You should honestly leave the sweeping up of corpses to less impressive guild witches. ”
Milo’s stomach sank. Something few people called out, but something commonly acknowledged was that The Inevitable Future worked to make the world brighter one life at a time, so if you didn’t make the cut, you didn’t matter.
Milo worried too many others saw it that way too.
In truth, every lost life represented a failure, one he’d never found a way to prevent.
“Ask around, Cassidy.” Milo’s smile vanished, and his face soured into something stern. “Unless you’ve finally reached the end of your usefulness.”
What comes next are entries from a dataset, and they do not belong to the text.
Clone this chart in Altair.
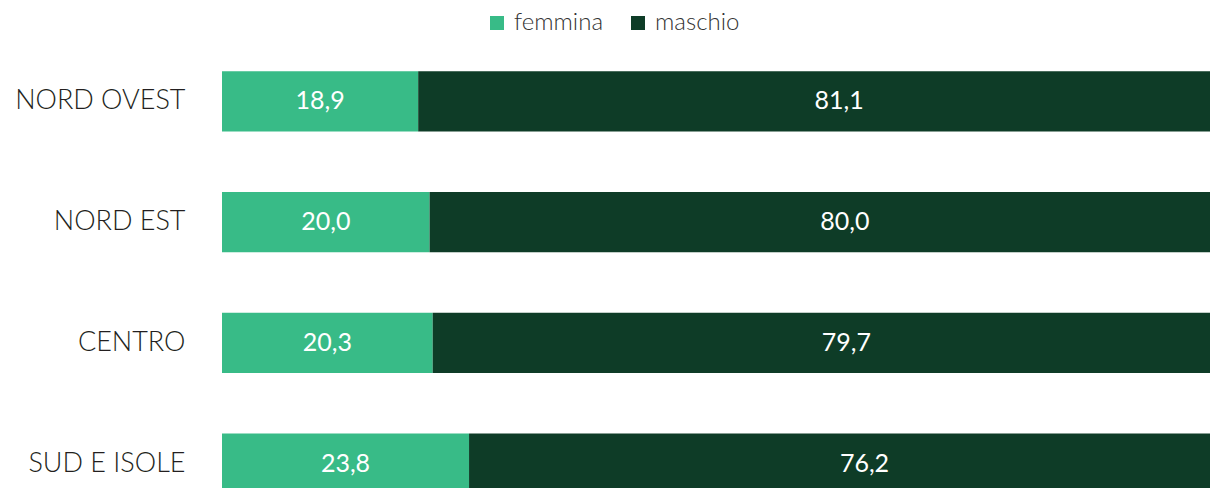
import altair as alt
import pandas as pd

regions = ["NORD OVEST", "NORD EST", "CENTRO", "SUD E ISOLE"]
femmina = [18.9, 20.0, 20.3, 23.8]
maschio = [81.1, 80.0, 79.7, 76.2]
series = ["femmina", "maschio"]
colors = ["#38BB87", "#0E3C27"]

rows = []
for r, f, m in zip(regions, femmina, maschio):
    rows.append({"regione": r, "sesso": "femmina", "valore": f, "ord": 0})
    rows.append({"regione": r, "sesso": "maschio", "valore": m, "ord": 1})
df = pd.DataFrame(rows)

FONT = "Lato"

base = alt.Chart(df).transform_stack(
    stack="valore", groupby=["regione"], as_=["x0", "x1"],
    sort=[alt.SortField("ord", order="ascending")]
).transform_calculate(
    mid="(datum.x0 + datum.x1) / 2",
    lab="replace(format(datum.valore, '.1f'), '.', ',')"
)

yenc = alt.Y(
    "regione:N", sort=regions,
    scale=alt.Scale(range=[0, 483], paddingInner=0.5, paddingOuter=0.25),
    axis=alt.Axis(title=None, ticks=False, domain=False, labelFontSize=27,
                  labelPadding=37, labelFont=FONT, labelFontWeight=300,
                  labelColor="#231F20", labelLimit=300),
)
xscale = alt.Scale(domain=[0, 100], range=[0, 1038])

bars = base.mark_bar(clip=True).encode(
    y=yenc,
    x=alt.X("x0:Q", scale=xscale, axis=None),
    x2="x1:Q",
    color=alt.Color(
        "sesso:N",
        scale=alt.Scale(domain=series, range=colors),
        legend=alt.Legend(
            orient="none", legendX=263, legendY=-30, direction="horizontal",
            title=None, symbolType="square", symbolSize=196,
            symbolStrokeWidth=0, labelFontSize=24, labelFont=FONT,
            labelFontWeight=300,
            labelColor="#333333", columnPadding=22, labelOffset=5,
        ),
    ),
)

texts = base.mark_text(color="white", fontSize=25, font=FONT, clip=True).encode(
    y=yenc,
    x=alt.X("mid:Q", scale=xscale, axis=None),
    text="lab:N",
)

chart = alt.layer(bars, texts).properties(
    width=988, height=447,
    autosize=alt.AutoSizeParams(type="none"),
    padding={"left": 214, "top": 33, "right": 0, "bottom": 0},
).configure_view(stroke=None)

chart.save("out.html", embed_options={"renderer": "svg", "actions": False})
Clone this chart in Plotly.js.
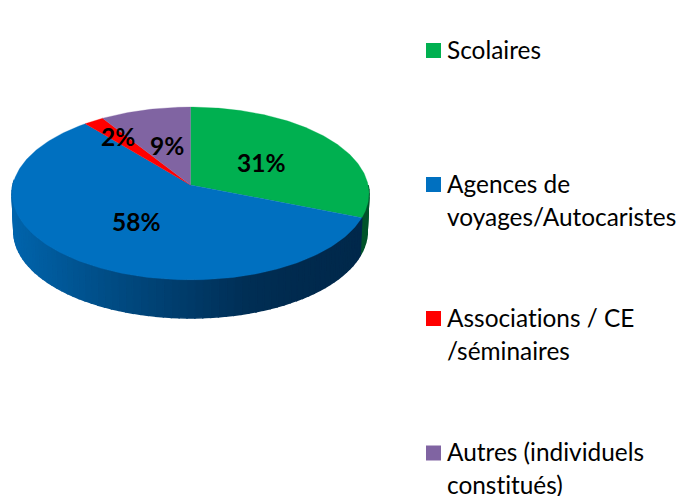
<!DOCTYPE html>
<html>
<head>
<meta charset="utf-8">
<script src="https://cdn.plot.ly/plotly-3.0.1.min.js"></script>
<style>html,body{margin:0;padding:0;background:#fff}#chart{width:682px;height:496px}text{font-variant-ligatures:none;font-feature-settings:"liga" 0}</style>
</head>
<body>
<div id="chart"></div>
<script>
// ---- data ----
const categories = ['Scolaires', 'Agences de voyages/Autocaristes', 'Associations / CE /séminaires', 'Autres (individuels constitués)'];
const values = [31, 58, 2, 9];
const colors = ['#00B050', '#0070C0', '#FF0000', '#8064A2'];
const labelTexts = ['31%', '58%', '2%', '9%'];
const legendLines = [['Scolaires'], ['Agences de', 'voyages/Autocaristes'], ['Associations / CE', '/séminaires'], ['Autres (individuels', 'constitués)']];

// ---- layout (pixel coordinates of the page) ----
const apex = {x: 190.5, y: 185};
const scaleX = 177.6, scaleY = 85.6, persp = 0.0983;
const wallDepth = 38, wallShrink = 0.99;
const labelX = [261, 136.5, 118, 167], labelY = [162.5, 221.5, 136.5, 145.5];
const swatchX = 433.5, swatchY = [50.5, 184.5, 318.5, 453];
const legendX = 446, lineGap = 33, legendNudge = -1.5;
const font = 'Lato, Carlito, Calibri, sans-serif';

// project an angle on the disc (fraction of a turn, clockwise from the top)
function rim(frac, shrink = 1, dy = 0) {
  const t = frac * 2 * Math.PI, u = Math.sin(t), v = -Math.cos(t), d = 1 - persp * v;
  return [apex.x + shrink * scaleX * u / d, apex.y + dy + scaleY * v / d];
}
const total = values.reduce((a, b) => a + b, 0);
const bounds = [0];
values.forEach(v => bounds.push(bounds[bounds.length - 1] + v / total));

const traces = [];

// side wall shading: [x, r, g, b]
const blueStops = [[12, 0, 100, 172], [60, 0, 88, 152], [110, 0, 76, 132], [190, 0, 58, 104], [250, 0, 46, 84], [300, 0, 42, 78], [370, 0, 40, 74]];
function shade(x, stops) {
  for (let i = 1; i < stops.length; i++) {
    if (x <= stops[i][0]) {
      const a = stops[i - 1], b = stops[i], k = (x - a[0]) / (b[0] - a[0]);
      return 'rgb(' + [1, 2, 3].map(c => Math.round(a[c] + k * (b[c] - a[c]))).join(',') + ')';
    }
  }
  const l = stops[stops.length - 1];
  return 'rgb(' + l[1] + ',' + l[2] + ',' + l[3] + ')';
}
function wallBand(f0, f1, color) {
  const a = rim(f0), b = rim(f1), c = rim(f1, wallShrink, wallDepth), d = rim(f0, wallShrink, wallDepth);
  traces.push({type: 'scatter', mode: 'lines', x: [a[0], b[0], c[0], d[0], a[0]], y: [a[1], b[1], c[1], d[1], a[1]],
    fill: 'toself', fillcolor: color, line: {color: color, width: 1.5}, hoverinfo: 'skip', showlegend: false});
}
// green wall visible right of the tangent
const greenSteps = 8;
for (let i = 0; i < greenSteps; i++) {
  const f0 = 0.25 + (bounds[1] - 0.25) * i / greenSteps, f1 = 0.25 + (bounds[1] - 0.25) * (i + 1) / greenSteps;
  wallBand(f0, f1, '#00532A');
}
// blue wall, front of the cylinder
const blueSteps = 70, blueEnd = 0.76;
for (let i = 0; i < blueSteps; i++) {
  const f0 = bounds[1] + (blueEnd - bounds[1]) * i / blueSteps, f1 = bounds[1] + (blueEnd - bounds[1]) * (i + 1) / blueSteps;
  wallBand(f0, f1, shade((rim(f0)[0] + rim(f1)[0]) / 2, blueStops));
}

// top face: one filled sector per category
values.forEach((v, i) => {
  const n = Math.max(6, Math.round(v * 4)), xs = [apex.x], ys = [apex.y];
  for (let k = 0; k <= n; k++) {
    const p = rim(bounds[i] + (bounds[i + 1] - bounds[i]) * k / n);
    xs.push(p[0]); ys.push(p[1]);
  }
  xs.push(apex.x); ys.push(apex.y);
  traces.push({type: 'scatter', mode: 'lines', x: xs, y: ys, fill: 'toself', fillcolor: colors[i],
    line: {color: colors[i], width: 0.3}, name: categories[i], hoverinfo: 'name', showlegend: false});
});

// legend swatches
categories.forEach((c, i) => {
  traces.push({type: 'scatter', mode: 'markers', x: [swatchX], y: [swatchY[i]],
    marker: {symbol: 'square', size: 15, color: colors[i]}, name: c, hoverinfo: 'name', showlegend: false});
});

const annotations = [];
labelTexts.forEach((t, i) => annotations.push({x: labelX[i], y: labelY[i], text: '<b>' + t + '</b>', showarrow: false,
  xanchor: 'center', yanchor: 'middle', font: {family: font, size: 24.5, color: '#000'}}));
legendLines.forEach((lines, i) => lines.forEach((t, j) => annotations.push({x: legendX, y: swatchY[i] + legendNudge + j * lineGap, text: t,
  showarrow: false, xanchor: 'left', yanchor: 'middle', font: {family: font, size: 24.4, color: '#000'}, borderpad: 0})));

const hidden = {visible: false, fixedrange: true, autorange: false};
Plotly.newPlot('chart', traces, {
  width: 682, height: 496, margin: {l: 0, r: 0, t: 0, b: 0}, paper_bgcolor: '#fff', plot_bgcolor: '#fff', showlegend: false,
  xaxis: Object.assign({range: [0, 682]}, hidden), yaxis: Object.assign({range: [496, 0]}, hidden), annotations: annotations
}, {displayModeBar: false, staticPlot: true});
</script>
</body>
</html>
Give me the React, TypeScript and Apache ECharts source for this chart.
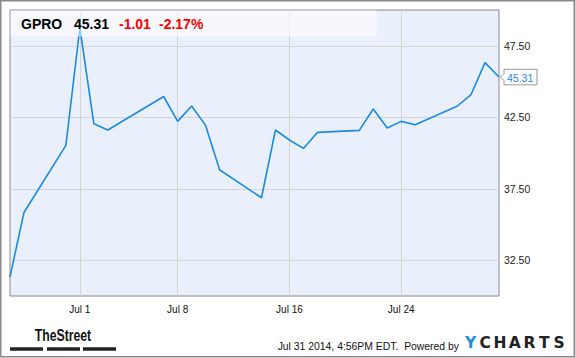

“I’ll find out where she was.” Cassidy tugged Milo’s tie, adjusting and tightening it too much. “Here’s some free advice for you, though—don’t fuck with demons. They don’t stay in big cities long. Let them enjoy their visit and move on.”
“They don’t stay long because enchanters like me banish them back to the Hell plains they crawled out of.” Milo leaned in close to Cassidy’s ear. “Now, if you don’t mind, I have a late-night date.”
“You could do better.”
“So could he.” Milo strolled out of the club, dwelling on how he hadn’t contacted me because he prioritized the case, which didn’t get him far.
Taking in a deep breath of cold air, Milo contemplated going home instead of surprising me, worried I’d be more annoyed than entertained. Part of him wanted to put off stopping by until the weekend. No. I clawed my way up from the couch and grabbed my phone, texting him .
Short. Simple. Eager. Something to say I had to see him. Now. Somehow, I needed to explain how my telepathy swelled, explain how I’d tracked his case alongside him, invaded his thoughts from halfway across the city.
Milo’s blood rushed, and his face heated, giddy and already compartmentalizing his career and his desires because he believed tonight would be blissful. Unfortunately, I’d have to burst that bubble when he showed.
Explaining my damn telepathy problems was going to ruin everything between us.